I didn’t fully realize that my hometown, Shillong, had a connection to World War I until very recently. I knew of course that Motphran near the crowded bazaar called Iewduh (formerly known as Burra Bazaar) was a war memorial. The area where it is located is a tangle of cars and pedestrians and it’s easy to share the general indifference to  the memorial, which when I last saw it  was in a state of neglect. It may have been restored (I haven’t been to Shillong for a year), though I doubt it.  There used to be a taxi stand there (I don’t know if it’s been shifted), and when I and my friends said ‘Motphran’ we meant the taxi stand rather than the memorial.

Motphran means ‘Stone of France’ in Khasi. The memorial was erected by the British after the end of World War I in honour of the 67 porters of the 26th Khasi Labour Corps who were killed in France.  Carved on the memorial is this quotation from Horace: Dulce et decorum est pro patria mori.  Wilfred Owen contemptuously called this line, which means ‘it is sweet and dignified to die for the homeland’, ‘the old Lie.’ In Motpran, it is doubly ironic.

Jim Corbett, that old imperialist, was given a wartime commission as captain and ordered to raise a labour corps; he took five thousand men from Kumaon to France. What I didn’t know was that the British sourced men for their wars from the Khasi and Garo Hills as well. An old newspaper report on Motphran mentions that the British would seek the help of Khasi chieftains whenever they needed men to be recruited as soldiers and that many Khasi men fought for the British Empire. (The 26th Khasi Labour Corps also served in World War II.)  In Tura, a cenotaph, erected by the British after World War I, honours the 58 men of the 69th Garo Labour Corps who died in France. The Garos were made to work as porters and to dig trenches. The Khasis must have done the same. In their memoirs, British colonial officials who lived and worked in Assam often praise hill men for being hardy and useful porters (in contrast to the supposedly lazy and weak plainsmen).

What were the thoughts and feelings of the Khasi men who, nearly a hundred years ago, were sent off to a distant land to help in a war that must have meant little to them? In ‘Ah! Motphran of the 26th Labour Corps’ by Wandell Passah, a poem that badly needs the blue pencil, they are described as ‘brave men very willing to go.’ Somehow I don’t think so. Twelve European libraries, including the British Library, are working together to complete a major online project called Remembering the First World War to mark the centenary of the war in 2014. Among the material that will go online will be the letters that were written by the 130,000 Indian soldiers who served on the western front. These letters, which are in the British Library archives, should provide glimpses (the letters were subject to military censorship) of how the Indian soldiers saw Britain, France, and the war. I assume that the Khasi porters were not literate.
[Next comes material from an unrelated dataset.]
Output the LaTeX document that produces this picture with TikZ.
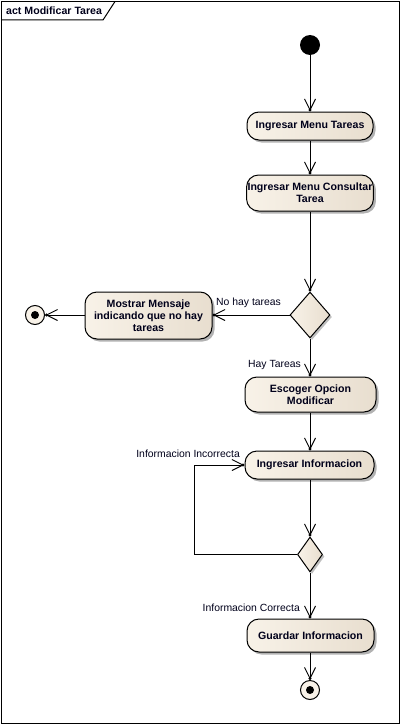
\documentclass[tikz,border=0pt]{standalone}
\usepackage{fontspec}
\setmainfont{Liberation Sans}
\usetikzlibrary{arrows.meta,shapes.geometric,shadows}
\definecolor{boxL}{HTML}{F8F2E8}
\definecolor{boxR}{HTML}{E8DECF}
\definecolor{txt}{HTML}{00001A}
\tikzset{
  actbox/.style={draw=black, line width=1pt, rounded corners=12pt, left color=boxL, right color=boxR,
    align=center, font=\fontsize{10.6}{12}\selectfont\bfseries, text=txt, inner sep=1pt,
    drop shadow={shadow xshift=2.5pt, shadow yshift=-2.5pt, fill=black, opacity=0.3}},
  decbox/.style={diamond, draw=black, line width=1pt, left color=boxL, right color=boxR, inner sep=0pt,
    drop shadow={shadow xshift=2pt, shadow yshift=-2pt, fill=black, opacity=0.25}},
  finalnode/.style={circle, draw=black, line width=1pt, fill=boxL, minimum size=19pt, inner sep=0pt},
  startnode/.style={circle, fill=black, minimum size=20pt, inner sep=0pt},
  dotnode/.style={circle, fill=black, minimum size=8pt, inner sep=0pt},
  flow/.style={draw=black, line width=1pt, -{Straight Barb[length=11pt,width=11pt,line width=1pt,sep=-2.5pt] Circle[length=3pt]}},
  lbl/.style={font=\fontsize{10.4}{12}\selectfont, text=txt, inner sep=0pt}
}
\begin{document}
\begin{tikzpicture}[x=1pt,y=-1pt]
\useasboundingbox (0,0) rectangle (401,725);
% frame
\draw[line width=1pt] (1.5,1.5) rectangle (399.5,723.5);
\draw[line width=1pt] (1.5,20) -- (103,20) -- (115,1.5);
\node[lbl, font=\fontsize{10.6}{12}\selectfont\bfseries, anchor=west] (title) at (6,11) {act Modificar Tarea};

% nodes
\node[startnode] (start) at (310,45) {};
\node[actbox, minimum width=126pt, minimum height=28pt] (a1) at (310,126) {Ingresar Menu Tareas};
\node[actbox, minimum width=126pt, minimum height=36pt] (a2) at (310,193) {Ingresar Menu Consultar\\Tarea};
\node[decbox, minimum width=40pt, minimum height=46pt] (d1) at (310,315) {};
\node[actbox, minimum width=127pt, minimum height=47pt] (a3) at (148.5,315.5) {Mostrar Mensaje\\indicando que no hay\\tareas};
\node[finalnode] (f1) at (35,315) {};
\node[dotnode] (f1d) at (35,315) {};
\node[actbox, minimum width=131pt, minimum height=35pt] (a4) at (310.5,394.5) {Escoger Opcion\\Modificar};
\node[actbox, minimum width=129pt, minimum height=28pt] (a5) at (309.5,465) {Ingresar Informacion};
\node[decbox, minimum width=25pt, minimum height=35pt] (d2) at (310,554.5) {};
\node[actbox, minimum width=127pt, minimum height=33pt] (a6) at (310.5,635.5) {Guardar Informacion};
\node[finalnode] (f2) at (310,690) {};
\node[dotnode] (f2d) at (310,690) {};
\coordinate (lp) at (194,554.5);

% connectors
\draw[flow] (start) -- (a1.north -| start);
\draw[flow] (a1.south -| start) -- (a2.north -| start);
\draw[flow] (a2.south -| start) -- (d1.north);
\draw[flow] (d1.west) -- (a3.east |- d1.west);
\draw[flow] (a3.west |- f1) -- (f1);
\draw[flow] (d1.south) -- (a4.north -| d1.south);
\draw[flow] (a4.south -| d1.south) -- (a5.north -| d1.south);
\draw[flow] (a5.south -| d1.south) -- (d2.north);
\draw[flow] (d2.west) -- (lp) |- (a5.west);
\draw[flow] (d2.south) -- (a6.north -| d2.south);
\draw[flow] (a6.south -| d2.south) -- (f2);

% labels
\node[lbl, anchor=west] (l1) at (216,303) {No hay tareas};
\node[lbl, anchor=east] (l2) at (301,365) {Hay Tareas};
\node[lbl, anchor=east] (l3) at (240,454) {Informacion Incorrecta};
\node[lbl, anchor=east] (l4) at (300,608) {Informacion Correcta};
\end{tikzpicture}
\end{document}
If this is correct, then it is unlikely that we will ever know what Bah Lyngka, Bah Kyrwai Synteng, Bah Nakshir, Bah Pkan Marngor, Bah Sholishon, Bah Ren Sing, Bah Don Marbaniang, Bah Kyrdit, Bah Jir Wallang, Bah Pahoh Thabah, Bah Muluk Nongrum, Bah Mohon Khyriem, Bah Likshon War, Bah Hummu Marwein, Bah Kdep Khongsir and the others actually thought or felt.

Wandell Passah mentions a great uncle, Bah Noling Passah, who was killed in action at Baghdad. From the reference he makes to Al’kut in Iraq, it seems he means the  Siege of Kut-al-Amara which took place in 1916 and in which thousands of British and Indian soldiers perished. I was reminded of A K Ramanujan’s poem, ‘Small-Scale Reflections on a Great House’:

once in nineteen-forty-three

from as far as the Sahara,


half-gnawed by desert foxes,

and lately from somewhere

in the north, a nephew with stripes


on his shoulder was called

an incident in the border

and was brought back in plane


and train and military truck

even before the telegrams reached

on a perfectly good


chatty afternoon. 

Modern wars have the power to intrude into the lives of ordinary people and families far away. To think of those Khasi and Garo porters dying half way across the world is both sad and disturbing.